Turn left, passing the main entrance gates to the garden, and continue into Sloane Street. Go over the street at the crossing, turn left and walk along for a short way before turning right into Hans Street. Walk along here and into Hans Place. Turn right, and walk around the Place, keeping the garden on your left.
Continue walking round to No. 41.
Continue on to No. 23.
Hans Place was also developed by Henry Holland. Most of the original houses have gone, although Nos 15, 33 and 34 survive. Much of the housing was redeveloped after 1875, when the new Cadogan and Hans Place Estate Company took over the management of the estate. Although the buildings have changed, there is no evidence of alterations to the garden, and it is likely that the layout remains largely unchanged. The original railings were lost, however, taken to be melted down for armaments in WWII.
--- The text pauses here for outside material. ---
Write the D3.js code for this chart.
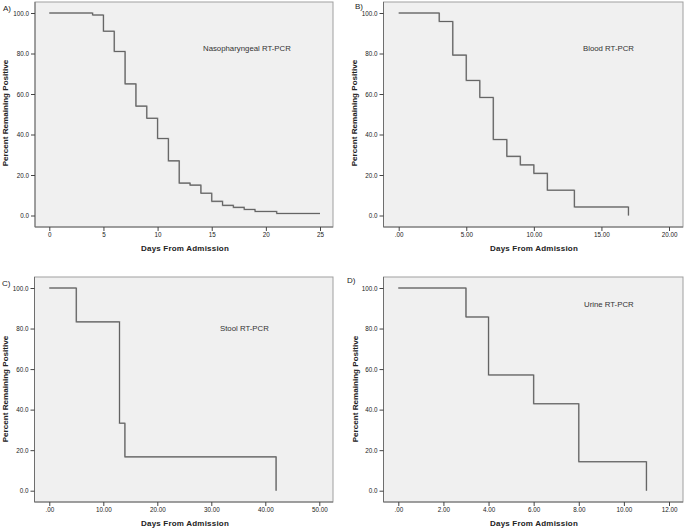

No. 41 is on the site of an earlier house where the poet Percy Bysshe Shelley (1792-1822) and his wife Mary stayed in 1815. Mary (1797-1851), who was only 17, had eloped with her husband at the age of 16, and gave birth to their first child while living here. The baby died twelve days later. The following year, the Shelleys travelled to Switzerland, to stay with Lord Byron, where Mary began work on her Gothic horror novel, Frankenstein.
No. 23 is the site of an earlier house visited by novelist Jane Austen (1775-1817), where her brother Henry lived. Henry helped Jane to get her work published, beginning with Sense and Sensibility in 1811, which was an overnight success. Jane stayed here for almost a year from 1814 to 1815 at the height of her career. Pride and Prejudice had come out to much acclaim the previous year, and Mansfield Park was published while she was here. During her time in London, Jane was summoned to meet the Prince Regent, who was a fan of her books and asked that her next work, Emma, be dedicated to him.